Все это не могло не укрепить нас в убеждении, что гимназическое учение — бесплодное толчение воды, что преподается нам наука неподлинная, ненастоящая, и что истинное знание есть именно то, которое в гимназии или не преподается вовсе или является в ней запретным плодом. Результаты толстовской гимназии были прямо противоположны тем, коих она добивалась. Если бы естественные науки не подвергались гонению в средней школе, они, разумеется, не пользовались бы там и малой долей той популярности, какою они пользовались.

Будучи гимназистами VI-ro класса, мы были убеждены, что истинная наука — только естествознание.

Разумеется, тут происходило полное смешение положительной науки с философией; мыслящие ученики старших классов гимназии думали, что только путем [45] изучения естественных наук можно составить ceбе научное миросозерцание.

Помню, как мы с братом увлекались попыткой Бокля преобразовать историю путем внесения в нее методов естественнонаучного исследования. Мы зачитывались Дарвином и Спенсером, пытались ознакомиться с анатомией человеческого тела по купленному братом анатомическому атласу. Помнится, моя мать, с тревогою следившая за нашими умствованиями, внушала нам мысль, что нехорошо жить одним умом, надо жить больше сердцем, на что мой брат отвечал: «что такое сердце, мама: это полый мускул, разгоняющий кровь вниз и вверх по телу».

Предшествовавшее нам поколение увлекалось материализмом Бюхнера, а из отечественных «авторитетов» зачитывалось запрещенными в то время произведениями Добролюбова и Писарева. Я застал только остатки этого увлечения, коего ни я, ни брат мой совершенно не переживали. В то время вульгарный материализм был вытеснен позитивизмом Конта и Милля, с которыми мы познакомились по изложению Милля и Льюиса уже в VI-м классе. Но различие это было в сущности шатко.

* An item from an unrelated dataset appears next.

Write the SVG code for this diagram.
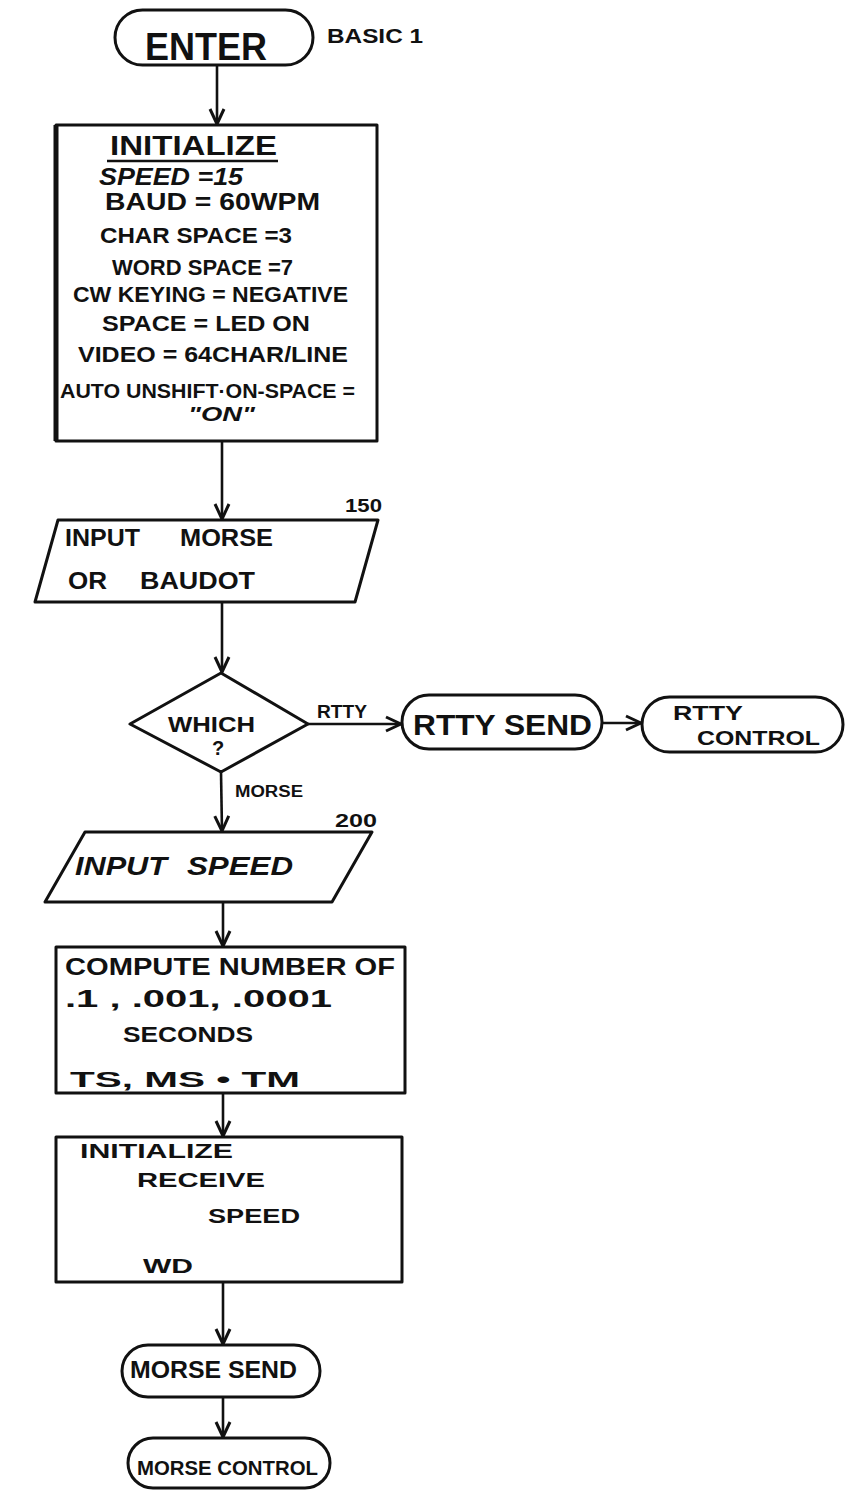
<svg xmlns="http://www.w3.org/2000/svg" width="849" height="1492" viewBox="0 0 849 1492">
<defs>
<style>
.s{fill:#fff;stroke:#111;stroke-width:3;stroke-linejoin:round}
.c{fill:none;stroke:#111;stroke-width:2.6}
text{font-family:"Liberation Sans","DejaVu Sans",sans-serif;font-weight:bold;fill:#111}
.i{font-style:italic}
</style>
<marker id="ah" markerUnits="userSpaceOnUse" markerWidth="20" markerHeight="20" viewBox="0 0 20 20" refX="18" refY="10" orient="auto">
<path d="M3,3 L18,10 L3,17" fill="none" stroke="#111" stroke-width="3" stroke-linejoin="round"/>
</marker>
</defs>
<rect width="849" height="1492" fill="#fff"/>

<g id="connectors">
<path class="c" d="M217,65 L217,124" marker-end="url(#ah)"/>
<path class="c" d="M222,441 L222,519" marker-end="url(#ah)"/>
<path class="c" d="M222,602 L222,672" marker-end="url(#ah)"/>
<path class="c" d="M308,724 L401,724" marker-end="url(#ah)"/>
<path class="c" d="M602,723 L641,723" marker-end="url(#ah)"/>
<path class="c" d="M221,772 L222,831" marker-end="url(#ah)"/>
<path class="c" d="M223,902 L223,946" marker-end="url(#ah)"/>
<path class="c" d="M223,1093 L223,1136" marker-end="url(#ah)"/>
<path class="c" d="M223,1282 L223,1344" marker-end="url(#ah)"/>
<path class="c" d="M223,1397 L223,1437" marker-end="url(#ah)"/>
<text x="317" y="718" font-size="18" textLength="50" lengthAdjust="spacingAndGlyphs">RTTY</text>
<text x="235" y="797" font-size="16" textLength="68" lengthAdjust="spacingAndGlyphs">MORSE</text>
</g>

<g id="enter">
<rect class="s" x="115" y="10" width="198" height="55" rx="27.5"/>
<text x="145" y="60" font-size="38" font-weight="normal" textLength="122" lengthAdjust="spacingAndGlyphs">ENTER</text>
<text x="327" y="43" font-size="20" textLength="96" lengthAdjust="spacingAndGlyphs">BASIC 1</text>
</g>

<g id="initialize">
<rect class="s" x="56" y="125" width="321" height="316"/>
<line x1="56" y1="125" x2="56" y2="441" stroke="#111" stroke-width="5"/>
<text x="110" y="155" font-size="28" font-weight="normal" textLength="167" lengthAdjust="spacingAndGlyphs">INITIALIZE</text>
<line x1="107" y1="161" x2="278" y2="161" stroke="#111" stroke-width="2.5"/>
<text x="99" y="185" font-size="24" class="i" textLength="144" lengthAdjust="spacingAndGlyphs">SPEED =15</text>
<text x="105" y="210" font-size="23" textLength="215" lengthAdjust="spacingAndGlyphs">BAUD = 60WPM</text>
<text x="100" y="243" font-size="22" textLength="192" lengthAdjust="spacingAndGlyphs">CHAR SPACE =3</text>
<text x="112" y="275" font-size="22" textLength="181" lengthAdjust="spacingAndGlyphs">WORD SPACE =7</text>
<text x="73" y="302" font-size="22" textLength="275" lengthAdjust="spacingAndGlyphs">CW KEYING = NEGATIVE</text>
<text x="102" y="331" font-size="22" textLength="208" lengthAdjust="spacingAndGlyphs">SPACE = LED ON</text>
<text x="78" y="362" font-size="22" textLength="270" lengthAdjust="spacingAndGlyphs">VIDEO = 64CHAR/LINE</text>
<text x="60" y="398" font-size="20" textLength="295" lengthAdjust="spacingAndGlyphs">AUTO UNSHIFT·ON-SPACE =</text>
<text x="188" y="421" font-size="21" class="i" textLength="67" lengthAdjust="spacingAndGlyphs">"ON"</text>
</g>

<g id="input-morse">
<polygon class="s" points="58,520 378,520 355,602 35,602"/>
<text x="65" y="546" font-size="23" textLength="75" lengthAdjust="spacingAndGlyphs">INPUT</text>
<text x="180" y="546" font-size="23" textLength="93" lengthAdjust="spacingAndGlyphs">MORSE</text>
<text x="68" y="589" font-size="23" textLength="39" lengthAdjust="spacingAndGlyphs">OR</text>
<text x="140" y="589" font-size="23" textLength="115" lengthAdjust="spacingAndGlyphs">BAUDOT</text>
<text x="345" y="512" font-size="19" font-weight="normal" textLength="37" lengthAdjust="spacingAndGlyphs">150</text>
</g>

<g id="which">
<polygon class="s" points="221,673 308,724 221,772 130,724"/>
<text x="168" y="732" font-size="22" textLength="87" lengthAdjust="spacingAndGlyphs">WHICH</text>
<text x="218" y="755" font-size="20" text-anchor="middle">?</text>
</g>

<g id="rtty-send">
<rect class="s" x="402" y="695" width="200" height="54" rx="27"/>
<text x="413" y="735" font-size="30" font-weight="normal" textLength="179" lengthAdjust="spacingAndGlyphs">RTTY SEND</text>
</g>

<g id="rtty-control">
<rect class="s" x="642" y="697" width="201" height="55" rx="27.5"/>
<text x="673" y="720" font-size="20" textLength="70" lengthAdjust="spacingAndGlyphs">RTTY</text>
<text x="697" y="745" font-size="21" font-weight="normal" textLength="123" lengthAdjust="spacingAndGlyphs">CONTROL</text>
</g>

<g id="input-speed">
<polygon class="s" points="85,832 372,832 332,902 45,902"/>
<text x="75" y="875" font-size="26" class="i" font-weight="normal" textLength="92" lengthAdjust="spacingAndGlyphs">INPUT</text>
<text x="187" y="875" font-size="26" class="i" font-weight="normal" textLength="106" lengthAdjust="spacingAndGlyphs">SPEED</text>
<text x="335" y="827" font-size="18" font-weight="normal" textLength="42" lengthAdjust="spacingAndGlyphs">200</text>
</g>

<g id="compute">
<rect class="s" x="56" y="947" width="349" height="146"/>
<text x="65" y="975" font-size="23" textLength="330" lengthAdjust="spacingAndGlyphs">COMPUTE NUMBER OF</text>
<text x="65" y="1007" font-size="24" font-weight="normal" textLength="267" lengthAdjust="spacingAndGlyphs">.1 , .001,  .0001</text>
<text x="123" y="1042" font-size="22" font-weight="normal" textLength="130" lengthAdjust="spacingAndGlyphs">SECONDS</text>
<text x="70" y="1087" font-size="22" font-weight="normal" textLength="230" lengthAdjust="spacingAndGlyphs">TS,  MS •  TM</text>
</g>

<g id="init-receive">
<rect class="s" x="56" y="1137" width="346" height="145"/>
<text x="80" y="1158" font-size="20" textLength="153" lengthAdjust="spacingAndGlyphs">INITIALIZE</text>
<text x="137" y="1187" font-size="20" textLength="128" lengthAdjust="spacingAndGlyphs">RECEIVE</text>
<text x="208" y="1223" font-size="20" textLength="92" lengthAdjust="spacingAndGlyphs">SPEED</text>
<text x="143" y="1273" font-size="20" textLength="50" lengthAdjust="spacingAndGlyphs">WD</text>
</g>

<g id="morse-send">
<rect class="s" x="122" y="1345" width="198" height="52" rx="26"/>
<text x="130" y="1378" font-size="24" textLength="167" lengthAdjust="spacingAndGlyphs">MORSE SEND</text>
</g>

<g id="morse-control">
<rect class="s" x="128" y="1438" width="202" height="50" rx="25"/>
<text x="137" y="1475" font-size="21" textLength="181" lengthAdjust="spacingAndGlyphs">MORSE CONTROL</text>
</g>
</svg>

Помнится, я с одной стороны усвоил себе Кантовское учение о непознаваемой «сущности вещей», а с другой стороны увлекался учением Спенсера, у которого «позитивизм» совмещался с полуматериалистическим учением о сущности существующего и, в частности, с материалистическим учением о превращении физической энергии в мысль. В VI классе мальчиками пятнадцати-шестнадцати лет мы определенно исповедовали позитивизм спенсеровского типа.

Это был, разумеется, полный разрыв со всем, что считалось у нас «казенщиной» и, стало быть, не с одной только гимназической наукой. Гимназия подготовила этот кризис, воспитав в нас систематически недоверие ко всему, что преподавалось нам с малолетства. Ее пустая [46] отвлеченность, обрекавшая мысль на полную бессодержательность, и в особенности ее полицейский дух подготовили почву для этого «нигилистического» настроения. Но, одной гимназией его, разумеется, объяснить нельзя. В эпидемическом безверии тогдашней мыслящей молодежи отражалось действие не только общерусских, но, и общемировых причин.

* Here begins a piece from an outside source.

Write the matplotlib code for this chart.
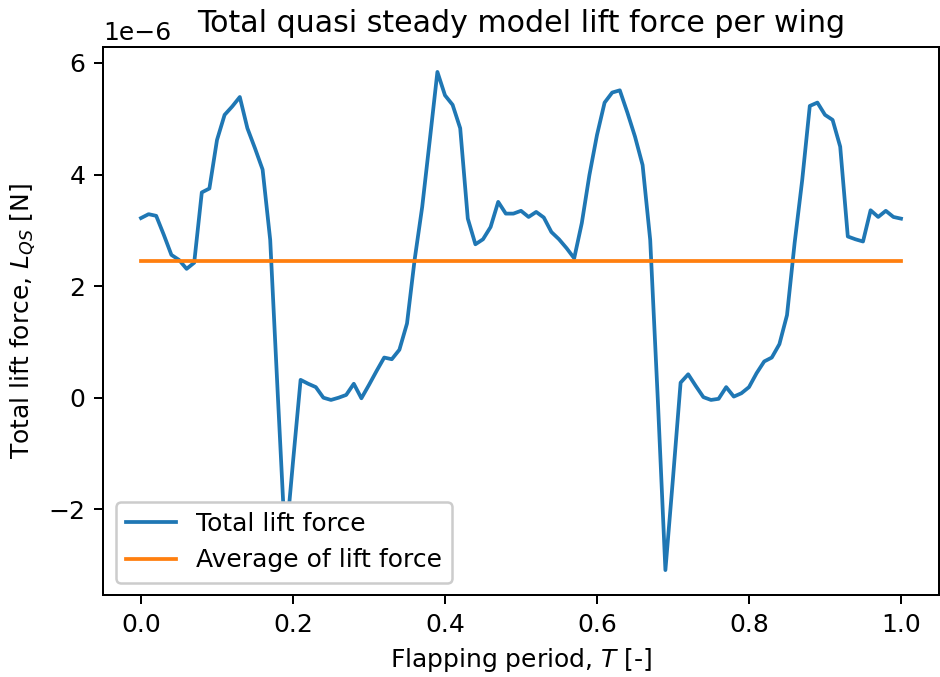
import numpy as np
import matplotlib
matplotlib.use("Agg")
import matplotlib.pyplot as plt

# flapping period, one sample every 0.01
t = np.linspace(0, 1, 101)

# total quasi steady lift force per wing [1e-6 N]
lift = [3.22, 3.29, 3.26, 2.92, 2.56, 2.47, 2.31, 2.42, 3.68, 3.75,
        4.62, 5.07, 5.22, 5.39, 4.83, 4.47, 4.09, 2.83, 0.05, -2.67,
        -1.15, 0.32, 0.25, 0.19, 0.00, -0.04, 0.00, 0.05, 0.25, -0.01,
        0.23, 0.48, 0.72, 0.69, 0.86, 1.33, 2.47, 3.42, 4.62, 5.84,
        5.42, 5.25, 4.83, 3.21, 2.75, 2.84, 3.06, 3.51, 3.30, 3.30,
        3.35, 3.24, 3.33, 3.23, 2.97, 2.84, 2.68, 2.50, 3.13, 3.99,
        4.71, 5.29, 5.47, 5.51, 5.11, 4.68, 4.17, 2.83, -0.03, -3.09,
        -1.44, 0.27, 0.42, 0.21, 0.01, -0.04, -0.02, 0.19, 0.02, 0.08,
        0.19, 0.44, 0.65, 0.72, 0.96, 1.48, 2.77, 3.90, 5.23, 5.29,
        5.07, 4.98, 4.50, 2.89, 2.84, 2.80, 3.36, 3.24, 3.35, 3.24,
        3.21]
lift = np.array(lift) * 1e-6

avg_lift = 2.455e-6

dpi = 180
fig, ax = plt.subplots(figsize=(940 / dpi, 677 / dpi), dpi=dpi)
fig.subplots_adjust(left=103 / 940, right=939 / 940, top=1 - 47 / 677, bottom=1 - 595 / 677)

ax.plot(t, lift, label='Total lift force')
ax.plot(t, np.full_like(t, avg_lift), label='Average of lift force')

ax.set_title('Total quasi steady model lift force per wing')
ax.set_xlabel('Flapping period, $T$ [-]')
ax.set_ylabel('Total lift force, $L_{QS}$ [N]')
ax.legend(loc='lower left', framealpha=1)

plt.savefig('out.png', dpi=dpi)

Помнится, первые сомнения в вере возникли у меня очень рано, уже четырнадцати лет, под влиянием чтения Белинского, коим, я увлекался уже в V-м классе гимназии. В ту пору сомнения меня волновали особенно в бессонные ночи, когда мысль о том, что нет Бога, повергала меня, в трепет и заставляла дрожать в моей постели. Потом уже в VI классе, когда я напал на Бокля, Милля, Спенсера, переход к безверию совершился, внезапно и в ту минуту, казалось, необыкновенно, легко. Разумеется, эта кажущаяся легкость объясняется тем, что болезненные ощущения были испытаны гораздо раньше, и на самом деле вера была подточена уже давно! Помнится, в последнюю минуту особенно сильное впечатление произвел на меня, тон увлекавших меня писателей, которые рассматривали религию, как что-то давно поконченное, близкое к суеверию или как пережиток отсталого способа мышления «теологического периода».